A linguistic expression for the assembly of reality is bound to demand elastic logic. From the point of view of science, I believe that this is the fundamental problem of the so-called Grand Unified Theory for Everything which so far has succeeded in explaining little or nothing. Fascinating, but incomplete glimpses into such possibilities are afforded us by theories variously identified as String, loop quantum gravity, heterotic, M-theory, orbifold, D-branes, Flux compactification, F-theory, Warped theory and many others, some of which enjoy dubious relationships with anything recognizably scientific.
From the point of view of Similation, it doesn’t matter so long as we recognize the crucial role of similarity as the projection that we place upon rich order.
Okay, we’re sort of agreed upon this interesting idea of original order. As an aside, one might point out that all of this is mostly intended to illustrate how the idea of a physical beginning for our universe inherits a vast array of philosophical baggage. Surely Einstein’s belief that things must ultimately be simple is some kind of act of faith, or possibly a statement of what beauty means. Personally, I’m not at all sure why God should be simple even if Job seemed to think so. Also, I’m not sure why simplicity is considered beautiful; perhaps simplicity is merely satisfying. In any case, the thorny idea of inherent spirituality, which is what we’re ultimately trying to get to, is built upon the pillars of The Beginning which, in turn, rests upon the foundation of similarity.
And hey, you can’t have a beginning without change. Let’s go back, again. Take the game of billiards. You can’t really decide that the game begins until the cue ball rolls across the felt.
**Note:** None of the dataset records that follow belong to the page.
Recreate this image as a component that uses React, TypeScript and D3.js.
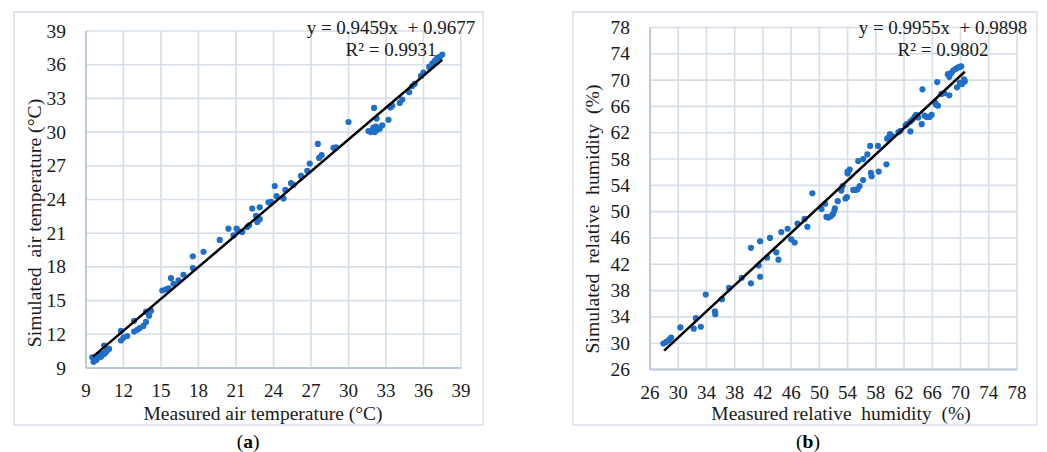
import React from "react";
import * as d3 from "d3";

// Panel (a): air temperature
const tempMeasured = [9.5, 9.6, 9.65, 9.8, 9.9, 10.0, 10.1, 10.2, 10.3, 10.4, 10.45, 10.5, 10.6, 10.7, 10.85, 10.2, 9.75,
  11.8, 11.8, 12.0, 12.3,
  12.85, 12.85, 13.1, 13.3, 13.6, 13.8, 13.8, 14.05, 14.2, 14.0,
  15.1, 15.4, 15.6, 15.8, 16.0, 16.4, 16.8,
  17.55, 17.55, 18.4,
  19.7, 20.4, 20.8, 21.05, 21.15, 21.5, 21.9, 22.05, 22.3, 22.6, 22.7, 22.9, 22.9, 23.6, 23.8,
  24.1, 24.25, 24.8, 24.95, 25.4, 25.6, 26.2, 26.7, 26.9, 27.55, 27.65, 27.85, 28.8, 29.0,
  30.0, 31.6, 31.8, 31.9, 32.0, 32.05, 32.1, 32.2, 32.25, 32.3, 32.5, 32.7, 33.2, 33.35, 33.5, 34.1, 34.3, 34.85, 35.1, 35.3, 35.8, 36.0, 36.45, 36.7, 36.9, 37.1, 37.3, 37.5];
const tempSimulated = [9.95, 9.55, 9.75, 9.7, 9.85, 9.95, 10.05, 10.0, 10.15, 10.25, 11.0, 10.3, 10.45, 10.55, 10.7, 10.3, 9.9,
  12.3, 11.45, 11.7, 11.85,
  13.2, 12.25, 12.4, 12.55, 12.75, 13.1, 14.0, 13.65, 14.1, 14.05,
  15.9, 16.0, 16.1, 17.0, 16.5, 16.8, 17.3,
  18.95, 17.9, 19.35,
  20.4, 21.4, 20.8, 21.4, 21.2, 21.1, 21.55, 21.7, 23.2, 22.55, 22.0, 23.3, 22.25, 23.75, 23.8,
  25.2, 24.3, 24.1, 24.85, 25.45, 25.3, 26.1, 26.55, 27.2, 28.95, 27.7, 27.95, 28.6, 28.65,
  30.9, 30.1, 30.0, 30.15, 30.4, 32.15, 30.0, 30.5, 31.2, 30.2, 30.3, 30.6, 31.1, 32.2, 32.35, 32.6, 32.9, 33.55, 34.1, 34.3, 35.0, 35.3, 35.8, 36.1, 36.35, 36.6, 36.7, 36.9];
const tempTicks = [9, 12, 15, 18, 21, 24, 27, 30, 33, 36, 39];
const tempFit = [9.56, 37.5];

// Panel (b): relative humidity
const rhMeasured = [27.9, 28.3, 28.7, 29.0, 30.3, 32.2, 32.5, 33.2, 33.9, 35.2, 35.25, 36.2, 37.2, 39.0, 40.3, 40.3, 41.6, 41.4, 41.6, 42.6, 43.0, 43.9, 44.2, 44.6, 45.5, 46.0, 46.5, 46.9, 47.9, 48.3,
  49.0, 50.3, 50.8, 51.0, 51.3, 51.6, 51.9, 52.1, 52.2, 52.6, 53.1, 53.3, 53.7, 53.9, 54.0, 54.3, 54.0, 54.8, 55.1, 55.4, 55.7, 55.5, 56.2, 56.2, 56.8, 57.2, 57.3, 57.4, 58.3, 58.4,
  59.5, 59.6, 59.8, 60.0, 60.3, 61.2, 61.5, 62.2, 62.4, 62.9, 62.9, 63.2, 63.5, 63.7, 64.0, 64.5, 64.6, 64.9, 65.2, 65.6, 65.9, 66.4, 66.5, 66.7, 66.8, 67.3, 67.7, 68.4,
  68.2, 68.4, 68.7, 69.0, 69.3, 69.6, 69.9, 70.1, 69.5, 69.9, 70.2, 70.5, 70.6];
const rhSimulated = [29.95, 30.2, 30.5, 30.85, 32.4, 32.2, 33.8, 32.5, 37.4, 34.85, 34.4, 36.7, 38.4, 39.95, 44.5, 39.1, 45.5, 41.8, 40.1, 43.0, 46.0, 43.8, 42.7, 46.9, 47.4, 45.8, 45.3, 48.2, 48.9, 47.7,
  52.8, 50.4, 51.2, 49.2, 49.1, 49.3, 49.6, 50.1, 50.5, 51.6, 53.2, 53.9, 52.0, 52.2, 56.1, 56.4, 55.8, 53.3, 53.3, 53.4, 53.9, 57.7, 54.8, 58.0, 58.7, 60.0, 55.9, 55.4, 60.0, 56.1,
  57.2, 61.1, 61.3, 61.8, 61.5, 62.1, 62.3, 63.1, 63.3, 62.2, 63.7, 64.0, 64.4, 64.7, 64.3, 63.3, 68.6, 64.6, 64.4, 64.4, 64.7, 66.6, 66.3, 69.7, 66.1, 67.9, 68.0, 67.7,
  70.9, 70.5, 71.1, 71.5, 71.7, 71.9, 72.0, 72.1, 68.9, 69.6, 69.4, 70.1, 69.8];
const rhTicks = [26, 30, 34, 38, 42, 46, 50, 54, 58, 62, 66, 70, 74, 78];
const rhFit = [28.0, 70.6];

const FONT = "'Liberation Serif', 'Times New Roman', serif";
const GRID = "#d5dee9";
const AXIS = "#b9c8da";
const DOT = "#1f6fc8";
const TXT = "#1a1a1a";

type PanelProps = {
  box: [number, number, number, number];
  plot: { left: number; right: number; top: number; bottom: number };
  xs: number[];
  ys: number[];
  ticks: number[];
  fit: number[];
  slope: number;
  intercept: number;
  eq: string;
  r2: string;
  eqX: number;
  xTitle: string;
  yTitle: string;
  xTitleX: number;
  yTitleX: number;
  yTitleY: number;
  tag: string;
  tagX: number;
};

function Panel(p: PanelProps) {
  const dom = d3.extent(p.ticks) as [number, number];
  const x = d3.scaleLinear().domain(dom).range([p.plot.left, p.plot.right]);
  const y = d3.scaleLinear().domain(dom).range([p.plot.bottom, p.plot.top]);
  const line = d3.line<number>().x((d) => x(d)).y((d) => y(p.slope * d + p.intercept));
  const [bx, by, bw, bh] = p.box;
  return (
    <g>
      <rect x={bx} y={by} width={bw} height={bh} fill="#fff" stroke="#d9e0ea" strokeWidth={1.5} />
      {p.ticks.map((t, i) => (
        <line key={"vx" + i} x1={x(t)} x2={x(t)} y1={p.plot.top} y2={p.plot.bottom} stroke={GRID} strokeWidth={1.6} />
      ))}
      {p.ticks.map((t, i) => (
        <line key={"hy" + i} x1={p.plot.left} x2={p.plot.right} y1={y(t)} y2={y(t)} stroke={GRID} strokeWidth={1.6} />
      ))}
      <line x1={p.plot.left} x2={p.plot.left} y1={p.plot.top} y2={p.plot.bottom} stroke={AXIS} strokeWidth={1.8} />
      <line x1={p.plot.left} x2={p.plot.right} y1={p.plot.bottom} y2={p.plot.bottom} stroke={AXIS} strokeWidth={1.8} />
      {p.ticks.map((t, i) => (
        <text key={"xl" + i} x={x(t)} y={p.plot.bottom + 29} textAnchor="middle" fontSize={19} fontFamily={FONT} fill={TXT}>{t}</text>
      ))}
      {p.ticks.map((t, i) => (
        <text key={"yl" + i} x={p.plot.left - 20} y={y(t) + 6.5} textAnchor="end" fontSize={19.5} fontFamily={FONT} fill={TXT}>{t}</text>
      ))}
      {p.xs.map((v, i) => (
        <circle key={"pt" + i} cx={x(v)} cy={y(p.ys[i])} r={3.1} fill={DOT} />
      ))}
      <path d={line(p.fit) || ""} stroke="#000" strokeWidth={2.5} fill="none" />
      <text x={p.eqX} y={34} textAnchor="middle" fontSize={19} fontFamily={FONT} fill={TXT} style={{ whiteSpace: "pre" }}>{p.eq}</text>
      <text x={p.eqX} y={56} textAnchor="middle" fontSize={19} fontFamily={FONT} fill={TXT}>{p.r2}</text>
      <text x={p.xTitleX} y={420} textAnchor="middle" fontSize={19.5} fontFamily={FONT} fill={TXT} style={{ whiteSpace: "pre" }}>{p.xTitle}</text>
      <text transform={`translate(${p.yTitleX},${p.yTitleY}) rotate(-90)`} textAnchor="middle" fontSize={19.7} fontFamily={FONT} fill={TXT} style={{ whiteSpace: "pre" }}>{p.yTitle}</text>
      <text x={p.tagX} y={448} textAnchor="middle" fontSize={19.5} fontFamily={FONT} fill="#000">(<tspan fontWeight="bold">{p.tag}</tspan>)</text>
    </g>
  );
}

export default function App() {
  return (
    <svg width={1047} height={452} style={{ position: "absolute", left: 0, top: 0, background: "#fff" }}>
      <rect x={0} y={0} width={1047} height={452} fill="#fff" />
      <Panel
        box={[14, 12, 469, 413]}
        plot={{ left: 86, right: 461, top: 31, bottom: 368 }}
        xs={tempMeasured}
        ys={tempSimulated}
        ticks={tempTicks}
        fit={tempFit}
        slope={0.9459}
        intercept={0.9677}
        eq={"y = 0.9459x  + 0.9677"}
        r2={"R² = 0.9931"}
        eqX={391}
        xTitle={"Measured air temperature (°C)"}
        yTitle={"Simulated  air temperature (°C)"}
        xTitleX={263}
        yTitleX={41}
        yTitleY={223}
        tag="a"
        tagX={248}
      />
      <Panel
        box={[573, 12, 464, 413]}
        plot={{ left: 650, right: 1017, top: 27.5, bottom: 369.5 }}
        xs={rhMeasured}
        ys={rhSimulated}
        ticks={rhTicks}
        fit={rhFit}
        slope={0.9955}
        intercept={0.9898}
        eq={"y = 0.9955x  + 0.9898"}
        r2={"R² = 0.9802"}
        eqX={943}
        xTitle={"Measured relative  humidity  (%)"}
        yTitle={"Simulated  relative  humidity  (%)"}
        xTitleX={841}
        yTitleX={599}
        yTitleY={219}
        tag="b"
        tagX={808}
      />
    </svg>
  );
}
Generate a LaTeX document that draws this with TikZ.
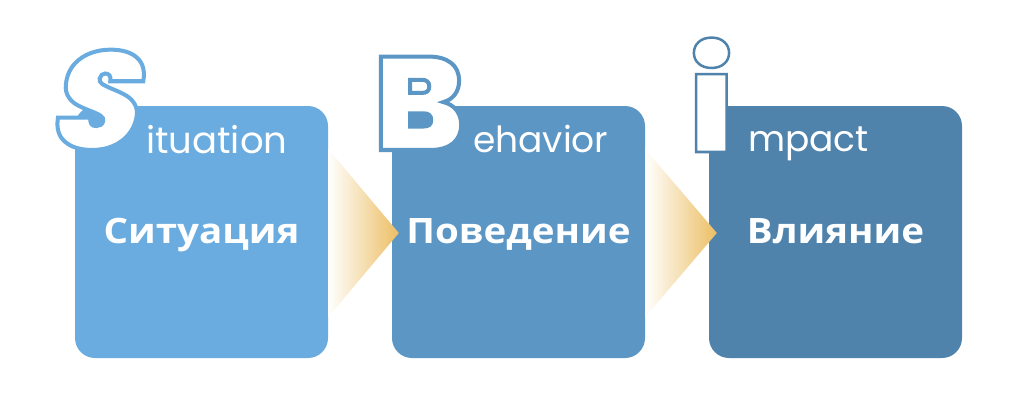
\documentclass[tikz,border=0pt]{standalone}
\usepackage{fontspec}
\usetikzlibrary{calc}
\setmainfont{Poppins}
\IfFontExistsTF{Poppins Black}{\def\heavyname{Poppins Black}}{%
  \IfFontExistsTF{Poppins ExtraBold}{\def\heavyname{Poppins ExtraBold}}{\def\heavyname{Poppins Bold}}}
\expandafter\newfontfamily\expandafter\heavyfont\expandafter{\heavyname}
\expandafter\newfontfamily\expandafter\heavyslant\expandafter{\heavyname}[FakeSlant=0.22]
\newfontfamily\cyrbold{Open Sans Bold}[FakeStretch=1.1]
\definecolor{cA}{HTML}{6AACDF}
\definecolor{cB}{HTML}{5B96C5}
\definecolor{cC}{HTML}{5083AC}
\definecolor{gold}{HTML}{ECBE64}
\newcommand\outlined[3]{\special{pdf:literal direct 2 Tr #2 w #1 RG}#3\special{pdf:literal direct 0 Tr}}
\begin{document}
\begin{tikzpicture}[x=1pt,y=-1pt,
  boxnode/.style={rounded corners=20pt,minimum width=253pt,minimum height=252pt,inner sep=0pt},
  cyr/.style={text=white,font=\cyrbold\fontsize{35}{40}\selectfont,inner sep=0pt,anchor=base},
  lat/.style={text=white,font=\fontsize{36}{40}\selectfont,inner sep=0pt,anchor=base west},
  big/.style={text=white,inner sep=0pt,anchor=base west},
  arrowshade/.style={left color=white,right color=gold}]
\useasboundingbox (0,0) rectangle (1024,410);
\node[boxnode,fill=cA] (b1) at (201.5,232) {};
\node[boxnode,fill=cB] (b2) at (518.5,232) {};
\node[boxnode,fill=cC] (b3) at (835.5,232) {};
\shade[arrowshade] ($(b1.east)+(0,-83)$) -- ($(b2.west)+(7,1)$) -- ($(b1.east)+(0,85)$) -- cycle;
\shade[arrowshade] ($(b2.east)+(0,-83)$) -- ($(b3.west)+(8,1)$) -- ($(b2.east)+(0,85)$) -- cycle;
\node[cyr] (t1) at (201.5,243) {Ситуация};
\node[cyr] (t2) at (518.5,243) {Поведение};
\node[cyr] (t3) at (835.5,243) {Влияние};
\node[big,font=\heavyslant\fontsize{138}{138}\selectfont] (S) at (47,149) {\outlined{0.416 0.675 0.875}{4}{S}};
\node[big,font=\heavyfont\fontsize{132}{132}\selectfont] (B) at (374,150) {\outlined{0.357 0.588 0.773}{4}{B}};
\node[big,font=\heavyfont\fontsize{138}{138}\selectfont] (I) at (689,152) {\outlined{0.314 0.514 0.675}{2.5}{i}};
\node[lat,font=\fontsize{37}{40}\selectfont] (l1) at (146,153) {ituation};
\node[lat] (l2) at (473,152) {ehavior};
\node[lat] (l3) at (748,151) {mpact};
\end{tikzpicture}
\end{document}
We’re dealing with that moment of impulse where the ball changes position. Before that moment, we had no way of measuring or noticing the space of the table, the idea of the felt, or maybe even the color green. If the impulse of the beginning is in the cue, then it might as well also reside in the side bets that the spectators were making when the cue was picked up and went sliding across someone’s thumb. I’m merely saying that there’s no a priori to a beginning, though we can make up any story we deem interesting.
As we journey back towards the moment when the cue impacted our ceramic ball, we might postulate a moment in which the energy of the ball seemed to suddenly become very large, or possibly nearly infinite. Subsequent events lead us to realize that we aren’t really learning anything about the ball; we are learning about the space the ball travels through. The mysterious rebound reveals the cushion, the drop into the pocket reveals a hole that absorbs all remaining energy and leaves us contemplating the static death of our universe—or the loss of our bet to four large members of the local motorcycle gang. Of course, this universe isn’t very interesting because there’s only the one element, the billiard ball, and therefore no real structural content. It is all virtual and built upon the idea of intention which some seem to find strange.
The notion of an intention in the past affecting the course of the future is not really such an odd idea. In fact, we deal with it in our everyday lives. We often call it expectation. In universal terms, we might call this God or even the Rocky Freak Show, the appellation of our mythical motorcycle gang. Even if we call that intention a random fluctuation, it is still there as a precursor to what we experience. If one understands what this means, then the meaning of simulation becomes clearer.